Last week I wrote about the debate between Bill Nye and Ken Ham on evolution versus creationism. Many scientists were justifiably annoyed that this was even a topic of debate. We are contrasting evolution, based upon a tremendous body of actual evidence, with creationism, a belief lacking any evidence which is based purely upon religious dogma. I’ve noted in the past that a disturbing number of Americans do not accept evolution, which provides the foundation of modern biology. While far more Republicans deny evolution than Democrats and Independents, the problem is not limited to Republicans.
We see ignorance of science in many areas. While the tobacco industry has pretty much given up the battle against evidence that cigarette smoking is hazardous, we see essentially the same type of anti-scientific misinformation being spread by the petroleum industry regarding climate change denialism. The recent death of Philp Seymore Hoffman of a heroin overdose raised the issue that there are people who remain unaware of the science demonstrating that addiction is a disease, not just a bad choice.
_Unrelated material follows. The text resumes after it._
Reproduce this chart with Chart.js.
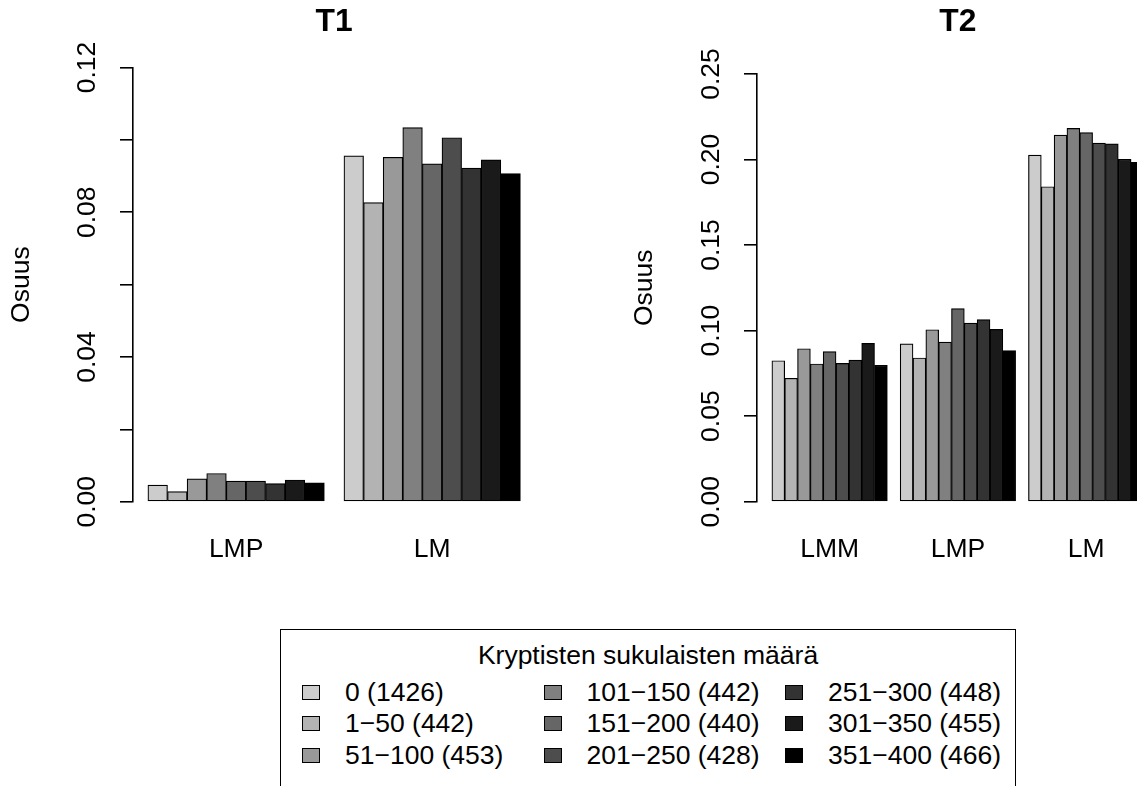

Unfortunately ignorance of science is widespread in this country, often impacting views on public policy. The American Association for the Advancement of Science has released a survey demonstrating this ignorance:
Americans are enthusiastic about the promise of science but lack basic knowledge of it, with one in four unaware that the Earth revolves around the Sun, said a poll out Friday.
The survey included more than 2,200 people in the United States and was conducted by the National Science Foundation.
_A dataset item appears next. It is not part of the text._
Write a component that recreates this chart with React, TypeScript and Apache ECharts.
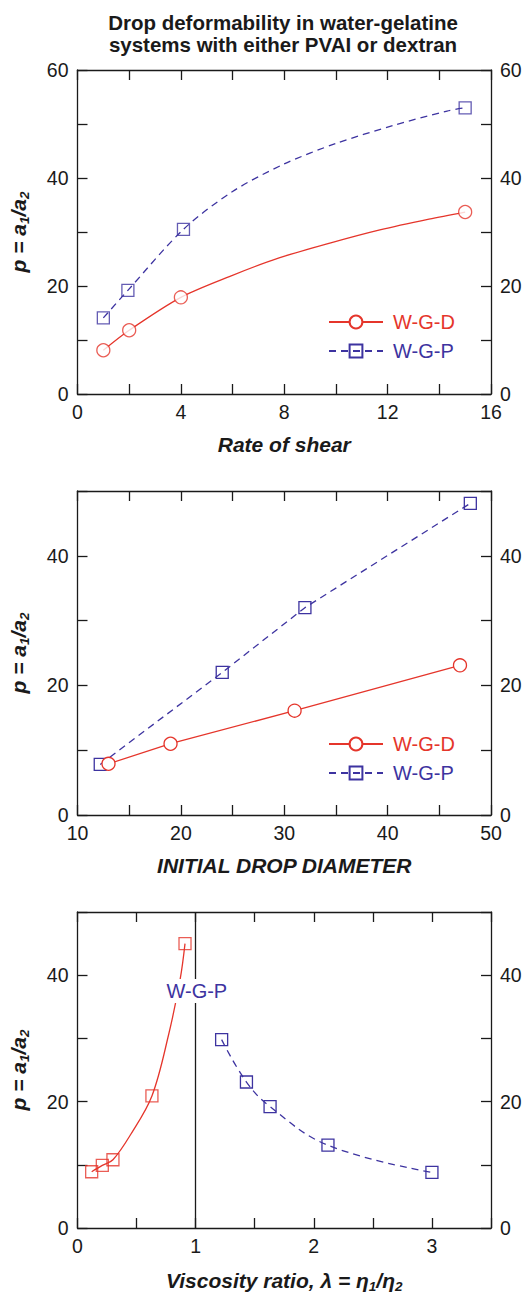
import React, { useEffect, useRef } from "react";
import * as echarts from "echarts";

// ---------- data ----------
const titleText = "Drop deformability in water-gelatine\nsystems with either PVAI or dextran";

// Panel 1: rate of shear (measured points)
const shearD = [1, 2, 4, 15];
const pShearD = [8.1, 11.8, 17.9, 33.7];
const shearP = [1, 1.95, 4.1, 15];
const pShearP = [14.1, 19.2, 30.5, 53];
// Panel 1: fitted curves
const curveShearDx = [1, 2, 4, 5.9, 7.8, 9.8, 11.7, 13.6, 15];
const curveShearDy = [8.1, 11.8, 17.9, 21.8, 25.2, 28.0, 30.4, 32.4, 33.7];
const curveShearPx = [1, 1.95, 4.1, 6, 8, 10, 12.2, 14.3, 15];
const curveShearPy = [14.1, 19.2, 30.5, 37.5, 42.6, 46.4, 49.7, 52.4, 53];

// Panel 2: initial drop diameter
const diamD = [13, 19, 31, 47];
const pDiamD = [7.9, 11, 16.1, 23.1];
const diamP = [12.2, 24, 32, 48];
const pDiamP = [7.8, 22, 32, 48.1];

// Panel 3: viscosity ratio (measured points)
const lamLow = [0.12, 0.21, 0.3, 0.63, 0.91];
const pLamLow = [8.9, 9.9, 10.8, 20.9, 45];
const lamHigh = [1.22, 1.43, 1.63, 2.12, 3.0];
const pLamHigh = [29.8, 23.1, 19.2, 13.1, 8.8];
// Panel 3: fitted curve for λ < 1
const curveLowX = [0.12, 0.21, 0.3, 0.45, 0.63, 0.77, 0.87, 0.91];
const curveLowY = [8.9, 9.9, 10.8, 14.8, 20.9, 30.5, 39.5, 45];
const lamDivider = 1;
const panel3LabelPos = [1.01, 37.5];

const legendNames = ["W-G-D", "W-G-P"];

const RED = "#e5352b";
const BLUE = "#3d33a0";
const INK = "#1a1a1a";
const FONT = "'Liberation Sans', Arial, Helvetica, sans-serif";

const zip = (xs: number[], ys: number[]) => xs.map((x, i) => [x, ys[i]]);

const grids = [
  { left: 77, top: 70, width: 414, height: 324 },
  { left: 77, top: 491, width: 414, height: 324 },
  { left: 77, top: 912, width: 414, height: 321 },
];

const xCfg = [
  { min: 0, max: 16, interval: 2, every: 4, gap: 37, name: "{m|Rate of shear}" },
  { min: 10, max: 50, interval: 5, every: 10, gap: 37, name: "{m|INITIAL DROP DIAMETER}" },
  { min: 0, max: 3.5, interval: 0.5, every: 1, gap: 39, name: "{m|Viscosity ratio, λ = η}{s|1}{m|/η}{s|2}" },
];
const yCfg = [
  { min: 0, max: 60, interval: 10, every: 20 },
  { min: 0, max: 50, interval: 10, every: 20 },
  { min: 0, max: 50, interval: 10, every: 20 },
];

const richName = {
  m: { fontSize: 21, fontWeight: "bold", fontStyle: "italic", fontFamily: FONT, color: INK, lineHeight: 26 },
  s: { fontSize: 13.5, fontWeight: "bold", fontStyle: "italic", fontFamily: FONT, color: INK, lineHeight: 13, verticalAlign: "bottom" },
};

const lineAx = { show: true, onZero: false, lineStyle: { color: INK, width: 1.3 } };
const tickAx = { show: true, inside: true, length: 10, lineStyle: { color: INK, width: 1.3 } };
const TICK_FS = 19.5;

const fmt = (every: number) => (v: number) => {
  const r = v / every;
  return Math.abs(r - Math.round(r)) < 1e-6 ? String(Math.round(v * 100) / 100) : "";
};

function buildOption() {
  const xAxis: any[] = [];
  const yAxis: any[] = [];
  grids.forEach((_, i) => {
    const xc = xCfg[i];
    const yc = yCfg[i];
    xAxis.push({
      type: "value", gridIndex: i, position: "bottom", min: xc.min, max: xc.max, interval: xc.interval,
      axisLine: lineAx, axisTick: tickAx, splitLine: { show: false },
      axisLabel: { color: INK, fontSize: TICK_FS, fontFamily: FONT, margin: 8, formatter: fmt(xc.every) },
      name: xc.name, nameLocation: "middle", nameGap: xc.gap,
      nameTextStyle: { rich: richName, fontFamily: FONT },
    });
    xAxis.push({
      type: "value", gridIndex: i, position: "top", min: xc.min, max: xc.max, interval: xc.interval,
      axisLine: lineAx, axisTick: tickAx, splitLine: { show: false }, axisLabel: { show: false },
    });
    yAxis.push({
      type: "value", gridIndex: i, position: "left", min: yc.min, max: yc.max, interval: yc.interval,
      axisLine: lineAx, axisTick: tickAx, splitLine: { show: false },
      axisLabel: { color: INK, fontSize: TICK_FS, fontFamily: FONT, margin: 9, formatter: fmt(yc.every) },
      name: "{m|p = a}{s|1}{m|/a}{s|2}", nameLocation: "middle", nameGap: 46,
      nameTextStyle: { rich: richName, fontFamily: FONT },
    });
    yAxis.push({
      type: "value", gridIndex: i, position: "right", min: yc.min, max: yc.max, interval: yc.interval,
      axisLine: lineAx, axisTick: tickAx, splitLine: { show: false },
      axisLabel: { color: INK, fontSize: TICK_FS, fontFamily: FONT, margin: 9, formatter: fmt(yc.every) },
    });
  });

  const circleStyle = { color: "#fff", borderColor: RED, borderWidth: 1.3 };
  const squareStyle = (c: string) => ({ color: "rgba(0,0,0,0)", borderColor: c, borderWidth: 1.3 });
  const redLine = { color: RED, width: 1.3, type: "solid" };
  const blueLine = { color: BLUE, width: 1.3, type: [7, 5] };

  const series: any[] = [
    // Panel 1 fitted curves (legend entries)
    {
      type: "line", name: "W-G-D", xAxisIndex: 0, yAxisIndex: 0, data: zip(curveShearDx, curveShearDy),
      smooth: 0.3, showSymbol: false, symbol: "circle", symbolSize: 13,
      itemStyle: circleStyle, lineStyle: redLine, z: 2,
    },
    {
      type: "line", name: "W-G-P", xAxisIndex: 0, yAxisIndex: 0, data: zip(curveShearPx, curveShearPy),
      smooth: 0.3, showSymbol: false, symbol: "rect", symbolSize: 12,
      itemStyle: squareStyle(BLUE), lineStyle: blueLine, z: 2,
    },
    // Panel 1 measured points
    {
      type: "scatter", name: "W-G-D points", xAxisIndex: 0, yAxisIndex: 0, data: zip(shearD, pShearD),
      symbol: "circle", symbolSize: 13, itemStyle: circleStyle, z: 3,
    },
    {
      type: "scatter", name: "W-G-P points", xAxisIndex: 0, yAxisIndex: 0, data: zip(shearP, pShearP),
      symbol: "rect", symbolSize: 12, itemStyle: squareStyle(BLUE), z: 3,
    },
    // Panel 2
    {
      type: "line", name: "W-G-P", xAxisIndex: 2, yAxisIndex: 2, data: zip(diamP, pDiamP),
      symbol: "rect", symbolSize: 12, itemStyle: squareStyle(BLUE), lineStyle: blueLine,
    },
    {
      type: "line", name: "W-G-D", xAxisIndex: 2, yAxisIndex: 2, data: zip(diamD, pDiamD),
      symbol: "circle", symbolSize: 13, itemStyle: circleStyle, lineStyle: redLine,
    },
    // Panel 3
    {
      type: "line", name: "low curve", xAxisIndex: 4, yAxisIndex: 4, data: zip(curveLowX, curveLowY),
      smooth: 0.35, showSymbol: false, symbol: "none", lineStyle: redLine,
      markLine: {
        silent: true, symbol: ["none", "none"], label: { show: false }, z: 3,
        lineStyle: { color: INK, type: "solid", width: 1.3 },
        data: [{ xAxis: lamDivider }],
      },
    },
    {
      type: "scatter", name: "low points", xAxisIndex: 4, yAxisIndex: 4, data: zip(lamLow, pLamLow),
      symbol: "rect", symbolSize: 12, itemStyle: squareStyle(RED),
    },
    {
      type: "line", name: "high", xAxisIndex: 4, yAxisIndex: 4, data: zip(lamHigh, pLamHigh), smooth: 0.4,
      symbol: "rect", symbolSize: 12, itemStyle: squareStyle(BLUE), lineStyle: blueLine,
      markPoint: {
        silent: true, z: 10, symbol: "rect", symbolSize: [68, 24],
        itemStyle: { color: "#fff", borderWidth: 0 },
        label: { show: true, position: "inside", formatter: "W-G-P", color: BLUE, fontSize: 20, fontFamily: FONT },
        data: [{ coord: panel3LabelPos }],
      },
    },
  ];

  const legendCommon = {
    orient: "vertical", left: 328, padding: 0, itemWidth: 54, itemHeight: 16, itemGap: 9, selectedMode: false,
    textStyle: { fontSize: 20, fontFamily: FONT, padding: [0, 0, 0, 5] },
    data: [
      { name: legendNames[0], textStyle: { color: RED } },
      { name: legendNames[1], textStyle: { color: BLUE } },
    ],
  };

  return {
    animation: false,
    backgroundColor: "#fff",
    title: {
      text: titleText, left: 283, top: 11, textAlign: "center", padding: 0,
      textStyle: { fontSize: 20.5, fontWeight: "bold", fontFamily: FONT, color: INK, lineHeight: 22 },
    },
    legend: [
      { ...legendCommon, top: 312 },
      { ...legendCommon, top: 734 },
    ],
    grid: grids,
    xAxis,
    yAxis,
    series,
  };
}

export default function App() {
  const ref = useRef<HTMLDivElement>(null);
  useEffect(() => {
    if (!ref.current) return;
    const chart = echarts.init(ref.current, undefined, { renderer: "svg" });
    chart.setOption(buildOption() as any);
    return () => chart.dispose();
  }, []);
  return <div ref={ref} style={{ position: "absolute", left: 0, top: 0, width: 527, height: 1294 }} />;
}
Nine questions about physical and biological science were on the quiz, and the average score — 6.5 correct — was barely a passing grade.
Just 74 percent of respondents knew that the Earth revolved around the Sun, according to the results released at the American Association for the Advancement of Science meeting in Chicago.
Fewer than half (48 percent) knew that human beings evolved from earlier species of animals.
The result of the survey, which is conducted every two years, will be included in a National Science Foundation report to President Barack Obama and US lawmakers.
One in three respondents said science should get more funding from the government.
Nearly 90 percent said the benefits of science outweigh any dangers, and about the same number expressed interest in learning about medical discoveries.